-- Source excerpt --
§
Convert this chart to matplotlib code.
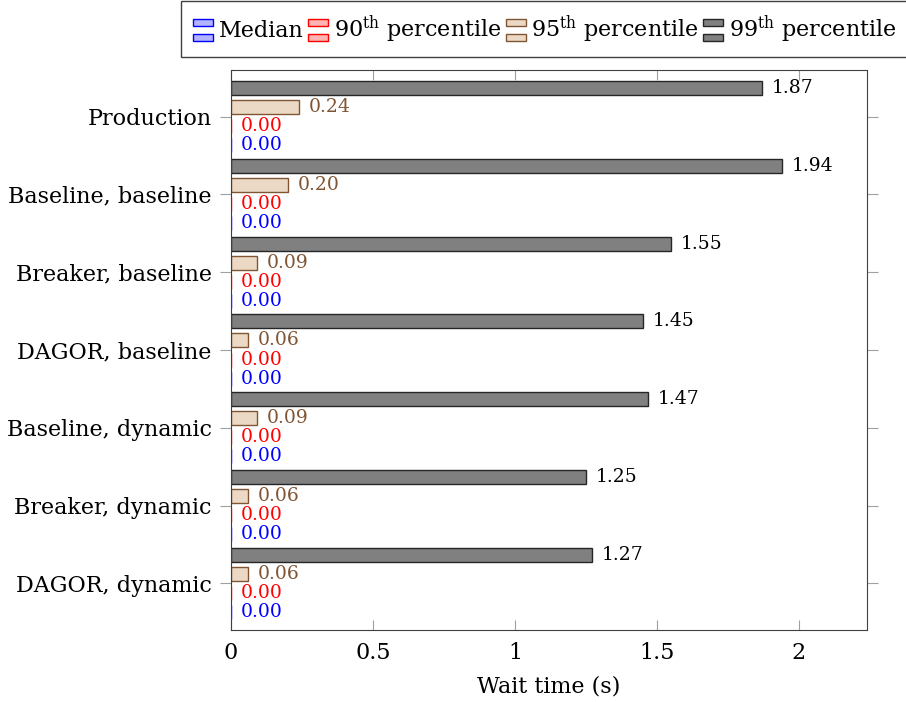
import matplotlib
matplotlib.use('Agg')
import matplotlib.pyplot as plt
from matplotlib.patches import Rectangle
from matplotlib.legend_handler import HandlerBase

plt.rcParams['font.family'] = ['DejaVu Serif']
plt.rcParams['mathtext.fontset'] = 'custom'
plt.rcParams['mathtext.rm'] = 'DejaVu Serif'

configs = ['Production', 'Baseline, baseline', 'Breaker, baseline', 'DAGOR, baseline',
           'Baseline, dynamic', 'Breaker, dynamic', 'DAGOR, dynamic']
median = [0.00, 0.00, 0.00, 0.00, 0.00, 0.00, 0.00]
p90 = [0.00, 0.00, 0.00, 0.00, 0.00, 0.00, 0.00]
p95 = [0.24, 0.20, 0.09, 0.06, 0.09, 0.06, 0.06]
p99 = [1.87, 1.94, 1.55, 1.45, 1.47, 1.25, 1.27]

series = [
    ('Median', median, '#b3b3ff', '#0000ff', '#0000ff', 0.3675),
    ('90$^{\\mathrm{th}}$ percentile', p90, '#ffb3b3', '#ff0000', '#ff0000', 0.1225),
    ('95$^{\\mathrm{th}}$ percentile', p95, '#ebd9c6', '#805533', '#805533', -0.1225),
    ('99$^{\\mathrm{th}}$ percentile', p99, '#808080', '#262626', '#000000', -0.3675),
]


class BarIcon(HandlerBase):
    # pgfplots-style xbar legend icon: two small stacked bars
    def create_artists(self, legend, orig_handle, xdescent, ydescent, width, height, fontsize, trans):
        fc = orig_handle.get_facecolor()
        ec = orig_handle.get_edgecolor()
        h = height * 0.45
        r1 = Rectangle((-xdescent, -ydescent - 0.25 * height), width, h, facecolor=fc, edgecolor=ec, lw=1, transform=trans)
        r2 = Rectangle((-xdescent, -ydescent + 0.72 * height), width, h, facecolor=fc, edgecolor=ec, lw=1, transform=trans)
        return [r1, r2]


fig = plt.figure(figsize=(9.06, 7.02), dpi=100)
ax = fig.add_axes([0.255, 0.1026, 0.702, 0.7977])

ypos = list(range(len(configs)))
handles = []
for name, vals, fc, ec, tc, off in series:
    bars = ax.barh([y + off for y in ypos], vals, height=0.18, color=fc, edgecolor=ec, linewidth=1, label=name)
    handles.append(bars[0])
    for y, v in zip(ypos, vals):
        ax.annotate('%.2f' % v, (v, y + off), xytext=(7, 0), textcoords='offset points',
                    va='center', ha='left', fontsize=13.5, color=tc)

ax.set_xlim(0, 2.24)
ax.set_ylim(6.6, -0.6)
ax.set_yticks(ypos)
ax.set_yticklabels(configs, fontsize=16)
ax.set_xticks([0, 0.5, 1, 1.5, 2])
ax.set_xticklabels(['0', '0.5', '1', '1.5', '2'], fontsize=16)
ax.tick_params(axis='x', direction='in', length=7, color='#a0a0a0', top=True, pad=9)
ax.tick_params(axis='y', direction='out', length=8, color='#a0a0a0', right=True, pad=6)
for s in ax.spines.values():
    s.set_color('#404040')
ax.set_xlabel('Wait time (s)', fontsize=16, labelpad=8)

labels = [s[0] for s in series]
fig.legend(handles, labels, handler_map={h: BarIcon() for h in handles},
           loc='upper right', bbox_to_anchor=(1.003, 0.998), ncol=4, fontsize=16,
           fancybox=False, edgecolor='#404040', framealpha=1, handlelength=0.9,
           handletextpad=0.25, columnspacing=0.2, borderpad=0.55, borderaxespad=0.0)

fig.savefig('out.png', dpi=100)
§
-- Work to complete --
Repeat, exactly and in full, each line from the start of the data to the line that contains "plt.rcParams['mathtext.rm'] = 'DejaVu Serif'". Pictures do not go in.

-- Solved problem --
Convert this chart to matplotlib code.
import matplotlib
matplotlib.use('Agg')
import matplotlib.pyplot as plt
from matplotlib.patches import Rectangle
from matplotlib.legend_handler import HandlerBase

plt.rcParams['font.family'] = ['DejaVu Serif']
plt.rcParams['mathtext.fontset'] = 'custom'
plt.rcParams['mathtext.rm'] = 'DejaVu Serif'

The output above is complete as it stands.